→ **AIM OF THE EXERCISE**
Omit all pictures. Copy the rest of the material exactly.
==============================
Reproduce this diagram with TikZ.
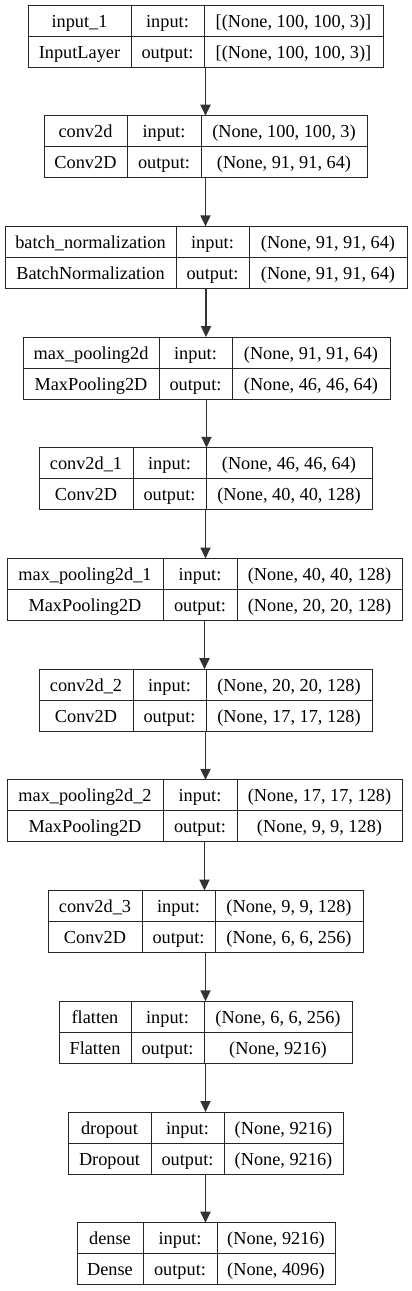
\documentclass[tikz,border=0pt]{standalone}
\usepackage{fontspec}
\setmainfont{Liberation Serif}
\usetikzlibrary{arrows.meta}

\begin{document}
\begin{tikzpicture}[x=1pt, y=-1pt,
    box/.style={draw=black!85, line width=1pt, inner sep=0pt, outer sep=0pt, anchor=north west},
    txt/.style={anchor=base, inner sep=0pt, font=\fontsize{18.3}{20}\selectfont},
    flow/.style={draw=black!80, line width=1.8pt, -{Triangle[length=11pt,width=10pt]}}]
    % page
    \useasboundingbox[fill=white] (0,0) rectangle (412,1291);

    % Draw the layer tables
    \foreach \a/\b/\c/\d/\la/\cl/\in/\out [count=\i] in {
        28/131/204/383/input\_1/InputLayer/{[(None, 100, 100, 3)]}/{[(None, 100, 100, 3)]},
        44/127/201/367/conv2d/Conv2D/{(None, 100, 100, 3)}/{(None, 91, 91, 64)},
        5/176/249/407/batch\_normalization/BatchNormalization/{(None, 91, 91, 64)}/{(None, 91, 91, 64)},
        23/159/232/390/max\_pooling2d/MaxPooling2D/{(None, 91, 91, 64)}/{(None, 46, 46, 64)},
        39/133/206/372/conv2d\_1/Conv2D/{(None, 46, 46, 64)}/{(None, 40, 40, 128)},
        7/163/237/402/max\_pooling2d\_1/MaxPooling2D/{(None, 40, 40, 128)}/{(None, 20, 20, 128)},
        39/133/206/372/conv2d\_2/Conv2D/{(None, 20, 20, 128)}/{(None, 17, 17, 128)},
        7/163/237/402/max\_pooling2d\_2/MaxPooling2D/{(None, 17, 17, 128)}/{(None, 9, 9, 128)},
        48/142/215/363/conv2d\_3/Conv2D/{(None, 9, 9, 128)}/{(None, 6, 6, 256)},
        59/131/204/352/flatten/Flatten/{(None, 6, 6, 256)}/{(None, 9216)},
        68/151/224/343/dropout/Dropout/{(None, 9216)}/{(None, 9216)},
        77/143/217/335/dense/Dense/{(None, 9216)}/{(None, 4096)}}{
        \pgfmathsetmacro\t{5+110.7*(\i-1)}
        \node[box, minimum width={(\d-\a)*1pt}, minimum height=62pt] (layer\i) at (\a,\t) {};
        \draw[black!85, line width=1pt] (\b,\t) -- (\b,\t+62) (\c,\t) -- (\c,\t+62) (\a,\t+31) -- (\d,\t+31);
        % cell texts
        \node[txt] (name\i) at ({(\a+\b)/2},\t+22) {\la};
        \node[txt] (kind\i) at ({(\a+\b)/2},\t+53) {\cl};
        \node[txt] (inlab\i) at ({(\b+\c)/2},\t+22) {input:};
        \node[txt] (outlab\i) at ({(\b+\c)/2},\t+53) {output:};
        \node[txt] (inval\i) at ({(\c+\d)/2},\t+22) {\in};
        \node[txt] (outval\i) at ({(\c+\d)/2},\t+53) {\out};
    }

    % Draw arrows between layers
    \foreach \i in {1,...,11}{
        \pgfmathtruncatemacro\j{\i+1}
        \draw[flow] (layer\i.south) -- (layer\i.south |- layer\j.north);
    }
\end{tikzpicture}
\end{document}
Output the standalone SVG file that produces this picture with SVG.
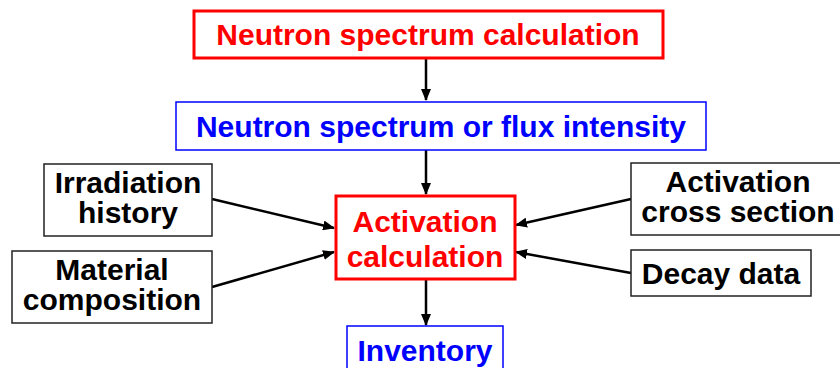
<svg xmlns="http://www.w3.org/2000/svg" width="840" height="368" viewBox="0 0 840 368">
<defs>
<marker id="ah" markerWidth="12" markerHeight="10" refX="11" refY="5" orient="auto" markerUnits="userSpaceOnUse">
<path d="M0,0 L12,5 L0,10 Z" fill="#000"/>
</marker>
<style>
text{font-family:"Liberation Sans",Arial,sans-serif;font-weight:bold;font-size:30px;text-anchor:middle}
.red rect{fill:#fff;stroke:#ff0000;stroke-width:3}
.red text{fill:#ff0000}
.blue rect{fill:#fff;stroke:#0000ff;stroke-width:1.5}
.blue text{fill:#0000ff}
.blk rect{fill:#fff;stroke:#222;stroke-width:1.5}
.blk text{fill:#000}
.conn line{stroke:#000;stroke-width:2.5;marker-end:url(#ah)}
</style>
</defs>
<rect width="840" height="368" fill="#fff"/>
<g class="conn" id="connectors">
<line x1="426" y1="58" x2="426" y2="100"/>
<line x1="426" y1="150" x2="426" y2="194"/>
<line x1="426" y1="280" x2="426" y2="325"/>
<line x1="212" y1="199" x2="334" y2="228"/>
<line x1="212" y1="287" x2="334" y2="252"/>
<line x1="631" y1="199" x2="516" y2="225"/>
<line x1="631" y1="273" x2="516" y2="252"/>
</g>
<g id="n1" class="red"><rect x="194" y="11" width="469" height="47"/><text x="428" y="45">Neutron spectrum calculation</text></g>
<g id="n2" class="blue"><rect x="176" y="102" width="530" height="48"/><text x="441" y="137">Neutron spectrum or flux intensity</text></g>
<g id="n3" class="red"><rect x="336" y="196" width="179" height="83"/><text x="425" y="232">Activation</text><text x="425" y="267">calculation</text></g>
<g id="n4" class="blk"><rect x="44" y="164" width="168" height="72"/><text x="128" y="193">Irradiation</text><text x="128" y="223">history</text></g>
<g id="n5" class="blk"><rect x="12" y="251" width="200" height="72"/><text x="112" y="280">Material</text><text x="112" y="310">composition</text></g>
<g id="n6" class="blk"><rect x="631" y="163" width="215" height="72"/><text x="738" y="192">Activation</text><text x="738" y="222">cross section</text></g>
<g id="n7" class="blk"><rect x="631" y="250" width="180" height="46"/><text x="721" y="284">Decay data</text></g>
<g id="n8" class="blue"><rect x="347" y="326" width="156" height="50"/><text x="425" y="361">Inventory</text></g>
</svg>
==============================
→ **RESPONSE TO THIS TASK**
Reproduce this diagram with TikZ.
\documentclass[tikz,border=0pt]{standalone}
\usepackage{fontspec}
\setmainfont{Liberation Serif}
\usetikzlibrary{arrows.meta}

\begin{document}
\begin{tikzpicture}[x=1pt, y=-1pt,
    box/.style={draw=black!85, line width=1pt, inner sep=0pt, outer sep=0pt, anchor=north west},
    txt/.style={anchor=base, inner sep=0pt, font=\fontsize{18.3}{20}\selectfont},
    flow/.style={draw=black!80, line width=1.8pt, -{Triangle[length=11pt,width=10pt]}}]
    % page
    \useasboundingbox[fill=white] (0,0) rectangle (412,1291);

    % Draw the layer tables
    \foreach \a/\b/\c/\d/\la/\cl/\in/\out [count=\i] in {
        28/131/204/383/input\_1/InputLayer/{[(None, 100, 100, 3)]}/{[(None, 100, 100, 3)]},
        44/127/201/367/conv2d/Conv2D/{(None, 100, 100, 3)}/{(None, 91, 91, 64)},
        5/176/249/407/batch\_normalization/BatchNormalization/{(None, 91, 91, 64)}/{(None, 91, 91, 64)},
        23/159/232/390/max\_pooling2d/MaxPooling2D/{(None, 91, 91, 64)}/{(None, 46, 46, 64)},
        39/133/206/372/conv2d\_1/Conv2D/{(None, 46, 46, 64)}/{(None, 40, 40, 128)},
        7/163/237/402/max\_pooling2d\_1/MaxPooling2D/{(None, 40, 40, 128)}/{(None, 20, 20, 128)},
        39/133/206/372/conv2d\_2/Conv2D/{(None, 20, 20, 128)}/{(None, 17, 17, 128)},
        7/163/237/402/max\_pooling2d\_2/MaxPooling2D/{(None, 17, 17, 128)}/{(None, 9, 9, 128)},
        48/142/215/363/conv2d\_3/Conv2D/{(None, 9, 9, 128)}/{(None, 6, 6, 256)},
        59/131/204/352/flatten/Flatten/{(None, 6, 6, 256)}/{(None, 9216)},
        68/151/224/343/dropout/Dropout/{(None, 9216)}/{(None, 9216)},
        77/143/217/335/dense/Dense/{(None, 9216)}/{(None, 4096)}}{
        \pgfmathsetmacro\t{5+110.7*(\i-1)}
        \node[box, minimum width={(\d-\a)*1pt}, minimum height=62pt] (layer\i) at (\a,\t) {};
        \draw[black!85, line width=1pt] (\b,\t) -- (\b,\t+62) (\c,\t) -- (\c,\t+62) (\a,\t+31) -- (\d,\t+31);
        % cell texts
        \node[txt] (name\i) at ({(\a+\b)/2},\t+22) {\la};
        \node[txt] (kind\i) at ({(\a+\b)/2},\t+53) {\cl};
        \node[txt] (inlab\i) at ({(\b+\c)/2},\t+22) {input:};
        \node[txt] (outlab\i) at ({(\b+\c)/2},\t+53) {output:};
        \node[txt] (inval\i) at ({(\c+\d)/2},\t+22) {\in};
        \node[txt] (outval\i) at ({(\c+\d)/2},\t+53) {\out};
    }

    % Draw arrows between layers
    \foreach \i in {1,...,11}{
        \pgfmathtruncatemacro\j{\i+1}
        \draw[flow] (layer\i.south) -- (layer\i.south |- layer\j.north);
    }
\end{tikzpicture}
\end{document}
Output the standalone SVG file that produces this picture with SVG.
<svg xmlns="http://www.w3.org/2000/svg" width="840" height="368" viewBox="0 0 840 368">
<defs>
<marker id="ah" markerWidth="12" markerHeight="10" refX="11" refY="5" orient="auto" markerUnits="userSpaceOnUse">
<path d="M0,0 L12,5 L0,10 Z" fill="#000"/>
</marker>
<style>
text{font-family:"Liberation Sans",Arial,sans-serif;font-weight:bold;font-size:30px;text-anchor:middle}
.red rect{fill:#fff;stroke:#ff0000;stroke-width:3}
.red text{fill:#ff0000}
.blue rect{fill:#fff;stroke:#0000ff;stroke-width:1.5}
.blue text{fill:#0000ff}
.blk rect{fill:#fff;stroke:#222;stroke-width:1.5}
.blk text{fill:#000}
.conn line{stroke:#000;stroke-width:2.5;marker-end:url(#ah)}
</style>
</defs>
<rect width="840" height="368" fill="#fff"/>
<g class="conn" id="connectors">
<line x1="426" y1="58" x2="426" y2="100"/>
<line x1="426" y1="150" x2="426" y2="194"/>
<line x1="426" y1="280" x2="426" y2="325"/>
<line x1="212" y1="199" x2="334" y2="228"/>
<line x1="212" y1="287" x2="334" y2="252"/>
<line x1="631" y1="199" x2="516" y2="225"/>
<line x1="631" y1="273" x2="516" y2="252"/>
</g>
<g id="n1" class="red"><rect x="194" y="11" width="469" height="47"/><text x="428" y="45">Neutron spectrum calculation</text></g>
<g id="n2" class="blue"><rect x="176" y="102" width="530" height="48"/><text x="441" y="137">Neutron spectrum or flux intensity</text></g>
<g id="n3" class="red"><rect x="336" y="196" width="179" height="83"/><text x="425" y="232">Activation</text><text x="425" y="267">calculation</text></g>
<g id="n4" class="blk"><rect x="44" y="164" width="168" height="72"/><text x="128" y="193">Irradiation</text><text x="128" y="223">history</text></g>
<g id="n5" class="blk"><rect x="12" y="251" width="200" height="72"/><text x="112" y="280">Material</text><text x="112" y="310">composition</text></g>
<g id="n6" class="blk"><rect x="631" y="163" width="215" height="72"/><text x="738" y="192">Activation</text><text x="738" y="222">cross section</text></g>
<g id="n7" class="blk"><rect x="631" y="250" width="180" height="46"/><text x="721" y="284">Decay data</text></g>
<g id="n8" class="blue"><rect x="347" y="326" width="156" height="50"/><text x="425" y="361">Inventory</text></g>
</svg>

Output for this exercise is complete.